Short answers, pulled from the story.

What is particle physics?

Particle physics, also called high-energy physics, is the study of the fundamental particles and forces that constitute matter and radiation. It examines combinations of elementary particles up to the scale of protons and neutrons, while the study of combinations of protons and neutrons is nuclear physics.

How many elementary particles are in the Standard Model of particle physics?

The Standard Model, as currently formulated, has 61 elementary particles. These can combine to form composite particles, accounting for the hundreds of other species discovered since the 1960s.

Why can quarks not be observed on their own in particle physics?

Quarks cannot be observed independently because of color confinement. The interactions between quarks store energy that converts into other particles when the quarks are pulled far enough apart.

When was the Higgs boson found in particle physics?

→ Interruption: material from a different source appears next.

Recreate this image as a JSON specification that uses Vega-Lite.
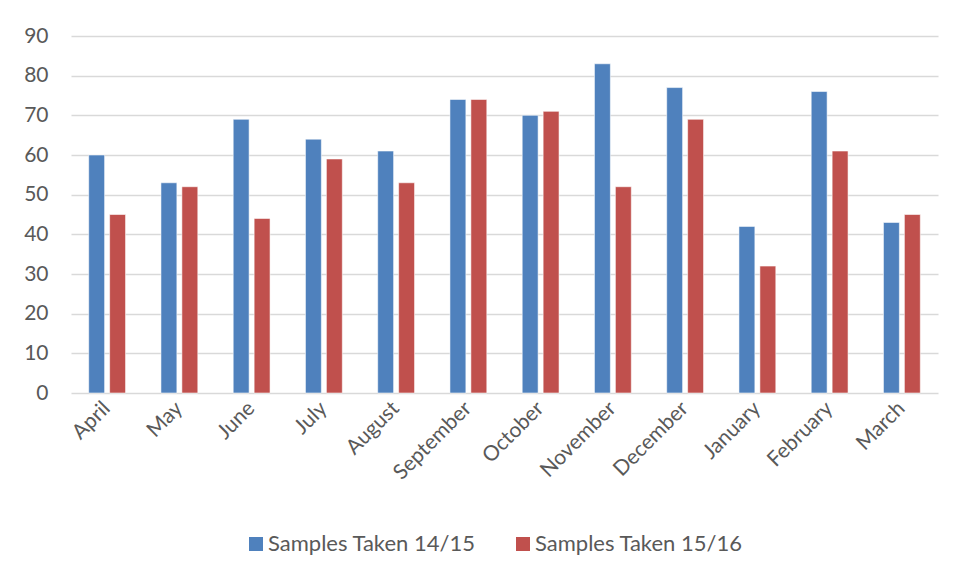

On the 4th of July 2012, physicists with the Large Hadron Collider at CERN announced they had found a new particle that behaves similarly to what is expected from the Higgs boson. The Standard Model had predicted its existence.

What are fermions and bosons in particle physics?

In the Standard Model, fermions are the matter particles and bosons are the force-carrying particles. Quarks and leptons are fermions with half-integer spin, while bosons such as the photon, gluon, W, Z, and Higgs have integer spin and carry the fundamental interactions.

What problems in particle physics remain unsolved?

The reconciliation of gravity with current particle physics theory is not solved, and the graviton remains hypothetical and undetected. Measurements of neutrino mass have provided the first experimental deviations from the Standard Model, since neutrinos do not have mass within it.